Please explain the nation’s large debt
By Adam Harris, February 10, 2013, By chris, Filed Under Features / Columnists, My Column, Source
One of the first pieces of news that I got early Saturday morning was that Venezuela had devalued its currency against the United States dollar, and it was a sharp devaluation. The reports were that the currency was slashed by 32 per cent.
This might have been harmless news had it not been for the fact that Venezuela is one of the largest oil producers in the world. And oil is what makes the world spin. As a member of the Organisation of Petroleum Exporting Countries, Venezuela earns millions of United States dollars per day on each oil shipment it makes. Its coffers should be full.
Not so long ago Venezuela offered to help the victims of a hurricane that hit the United States. It had money to share with the rest of the world. It helps Cuba in ways unimaginable; it offers poor countries under concessions through the Petro Caribe deal. This means that the poor countries, Guyana included, would only pay fifteen per cent of the cost of the fuel up front and the rest at very low interest rates over a long period.
So why devalue? The economists say that Venezuela is seeking more money to boost its economy. And this speaks a lot for those rich Venezuelans who have United States dollar accounts. All of a sudden they are 32 per cent richer. But there are implications for countries like Guyana who owe a huge oil debt. We are not privy to the repayment terms, but there is going to be a cost.
We in Guyana are allowing our currency to find its own rate against the United States dollar. There have been gradual devaluations over time. In 1992 the exchange rate was $126 to the United States dollar; today it is $206 to the United States dollar. It means that it costs us more to buy US dollars. In local dollar terms Venezuelan oil is getting more expensive.
There is another thing that we have to worry about. We are seeking a large loan from China which is under pressure to appreciate its currency against the United States dollar. This would mean that when we borrow Chinese money we will have to find more United States dollars to effect the repayment. And that is why there is this worry about the economy.
Last week, the government said that about a year ago, Guyana owed the rest of the world some US$1.7 billion. By now that debt must be about US$2 billion, the same amount it was when the People’s Progressive Party took office.
Just before it demitted office the People’s National Congress said that it had borrowed about US$800 million. However, when it failed to repay its debt on time the interest pushed it to the limit that the new government found it.

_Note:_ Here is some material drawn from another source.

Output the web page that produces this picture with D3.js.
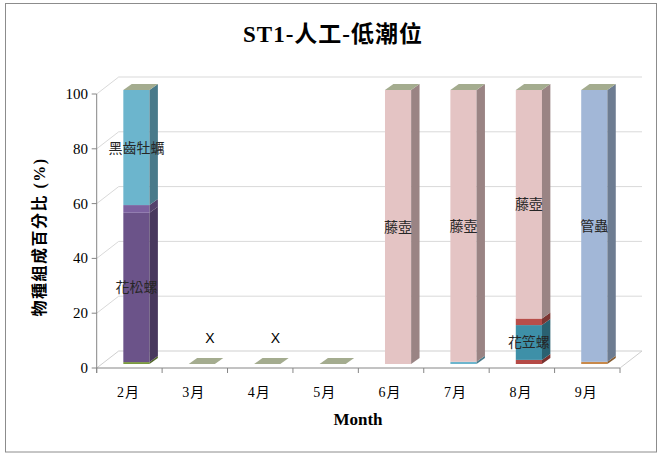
<!DOCTYPE html>
<html><head><meta charset="utf-8">
<script src="https://cdn.jsdelivr.net/npm/d3@7"></script>
<style>body{margin:0;background:#fff}svg{display:block}</style>
</head><body><svg id="c" width="662" height="457"></svg>
<script>
// ---- data ----
const months = ["2月","3月","4月","5月","6月","7月","8月","9月"];
const yTicks = [0,20,40,60,80,100];
const title = "ST1-人工-低潮位";
const yTitle = "物種組成百分比 (%)";
const xTitle = "Month";
const xMarks = ["","X","X","","","","",""];

const green   = [0.7, 0, 0, 0, 0,   0,    0,    0];
const redLow  = [0,   0, 0, 0, 0,   0,    1.5,  0];
const huaSong = [54.5,0, 0, 0, 0,   0,    0,    0];
const purple2 = [2.8, 0, 0, 0, 0,   0,    0,    0];
const heiChi  = [42,  0, 0, 0, 0,   0.8,  0,    0];
const orange  = [0,   0, 0, 0, 0,   0,    0,    0.8];
const huaLi   = [0,   0, 0, 0, 0,   0,    12.7, 0];
const redHigh = [0,   0, 0, 0, 0,   0,    2.4,  0];
const tengHu  = [0,   0, 0, 0, 100, 99.2, 83.4, 0];
const guanChong=[0,   0, 0, 0, 0,   0,    0,    99.2];
const topZero = [0,   0, 0, 0, 0,   0,    0,    0];

const seriesNames  = ["其他1","其他2","花松螺","其他3","黑齒牡蠣","其他4","花笠螺","其他5","藤壺","管蟲","其他6"];
const seriesValues = [green, redLow, huaSong, purple2, heiChi, orange, huaLi, redHigh, tengHu, guanChong, topZero];
const seriesColors = ["#7a9a3e","#b54a46","#6b5389","#7c61a0","#6cb5cd","#c8894a","#3e90a8","#b84e4a","#e4c4c4","#a2b7d7","#a4ac8f"];

// ---- layout ----
const svg = d3.select("#c");
const X0 = 96.7, X1 = 620, Y0 = 368, Y100 = 94;
const wallDx = 22, wallDy = -17;     // back wall offset
const barDx = 7, barDy = -4;         // bar front plane offset
const depDx = 8.4, depDy = -6;       // bar depth

const x = d3.scaleBand().domain(months).range([X0, X1]).paddingInner(0.6).paddingOuter(0.3);
const y = d3.scaleLinear().domain([0,100]).range([Y0, Y100]);

// outer border
svg.append("rect").attr("x",5.5).attr("y",3.5).attr("width",651).attr("height",448.5)
  .attr("fill","#fff").attr("stroke","#8c8c8c").attr("stroke-width",1);

// title
svg.append("text").attr("x",333).attr("y",42).attr("text-anchor","middle")
  .attr("font-family","'Liberation Serif','Noto Sans CJK TC',serif").attr("font-weight","bold")
  .attr("font-size",23).attr("letter-spacing",1).attr("fill","#000").text(title);

// wall gridlines
const grid = svg.append("g").attr("stroke","#d9d9d9").attr("stroke-width",1).attr("fill","none");
yTicks.forEach(t => {
  const yy = y(t);
  if (t === 0) return;
  grid.append("path").attr("d", `M${X0},${yy}L${X0+wallDx},${yy+wallDy}L${X1+wallDx},${yy+wallDy}`);
});
// floor
svg.append("path").attr("d", `M${X0},${Y0}L${X0+wallDx},${Y0+wallDy}L${X1+wallDx},${Y0+wallDy}L${X1},${Y0}`)
  .attr("fill","none").attr("stroke","#cfcfcf").attr("stroke-width",1);

// axes
const axG = svg.append("g").attr("stroke","#868686").attr("stroke-width",1).attr("fill","none");
axG.append("path").attr("d", `M${X0},${Y100}L${X0},${Y0+5}`);
axG.append("path").attr("d", `M${X0},${Y0}L${X1},${Y0}`);
yTicks.forEach(t => axG.append("path").attr("d", `M${X0-5},${y(t)}L${X0},${y(t)}`));
const step = x.step();
d3.range(months.length+1).forEach(i => {
  const xx = X0 + i*step;
  axG.append("path").attr("d", `M${xx},${Y0}L${xx},${Y0+5}`);
});

// y tick labels
svg.append("g").selectAll("text").data(yTicks).join("text")
  .attr("x",88).attr("y",d=>y(d)+5).attr("text-anchor","end")
  .attr("font-family","'Liberation Serif',serif").attr("font-size",15).attr("fill","#000")
  .text(d=>d);

// x tick labels
svg.append("g").selectAll("text").data(months).join("text")
  .attr("x",d=>x(d)+x.bandwidth()/2-1).attr("y",397).attr("text-anchor","middle")
  .attr("font-family","'Liberation Serif','Noto Sans CJK TC',serif").attr("font-size",14).attr("letter-spacing",1).attr("fill","#000")
  .text(d=>d);

// axis titles
svg.append("text").attr("x",358).attr("y",425).attr("text-anchor","middle")
  .attr("font-family","'Liberation Serif',serif").attr("font-weight","bold").attr("font-size",17)
  .attr("fill","#000").text(xTitle);
svg.append("text").attr("transform","translate(45,237) rotate(-90)").attr("text-anchor","middle")
  .attr("font-family","'Liberation Serif','Noto Sans CJK TC',serif").attr("font-weight","bold").attr("font-size",16)
  .attr("letter-spacing",1.5).attr("fill","#000").text(yTitle);

// stacked 3D bars
const table = months.map((m,i) => { const o = {month:m}; seriesNames.forEach((s,k)=> o[s] = seriesValues[k][i]); return o; });
const stack = d3.stack().keys(seriesNames)(table);
const bars = svg.append("g");
const lab = [];
months.forEach((m,i) => {
  const bx0 = x(m) + barDx, bx1 = bx0 + x.bandwidth();
  stack.forEach((layer,k) => {
    const [v0,v1] = layer[i];
    const c = d3.color(seriesColors[k]);
    const yb = y(v0) + barDy, yt = y(v1) + barDy;
    if (v1 - v0 > 0) {
      bars.append("rect").attr("x",bx0).attr("y",yt).attr("width",bx1-bx0).attr("height",yb-yt).attr("fill",c);
      bars.append("path").attr("d", `M${bx1},${yt}L${bx1+depDx},${yt+depDy}L${bx1+depDx},${yb+depDy}L${bx1},${yb}Z`)
        .attr("fill", c.darker(1.1));
      if (v1 - v0 >= 10) lab.push({x:(bx0+bx1)/2, y:(yt+yb)/2, t:seriesNames[k]});
    }
    if (k === stack.length-1) {
      bars.append("path").attr("d", `M${bx0},${yt}L${bx1},${yt}L${bx1+depDx},${yt+depDy}L${bx0+depDx},${yt+depDy}Z`)
        .attr("fill", c);
    }
  });
});

// data labels
svg.append("g").selectAll("text").data(lab).join("text")
  .attr("x",d=>d.x).attr("y",d=>d.y+5).attr("text-anchor","middle")
  .attr("font-family","'Noto Sans CJK TC',sans-serif").attr("font-size",14).attr("fill","#262626")
  .text(d=>d.t);

// X marks
svg.append("g").selectAll("text").data(months.filter((m,i)=>xMarks[i])).join("text")
  .attr("x",d=>x(d)+barDx+x.bandwidth()-5).attr("y",343).attr("text-anchor","middle")
  .attr("font-family","'Liberation Sans',sans-serif").attr("font-size",14).attr("fill","#000")
  .text(d=>xMarks[months.indexOf(d)]);
</script></body></html>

President Bharrat Jagdeo, the economist that he is, set about liquidating this debt and he was successful. The Paris Club comprises nineteen of the world’s wealthy nations, including the United States, the United Kingdom, Japan, Norway, Canada, and Switzerland. Countries like Guyana owed a huge debt to these countries, but by the 1990s they all combined to say to the poor countries, we will eradicate your debt. And it did.
Guyana was a major beneficiary and it managed to have about 75 per cent of its debt liquidated.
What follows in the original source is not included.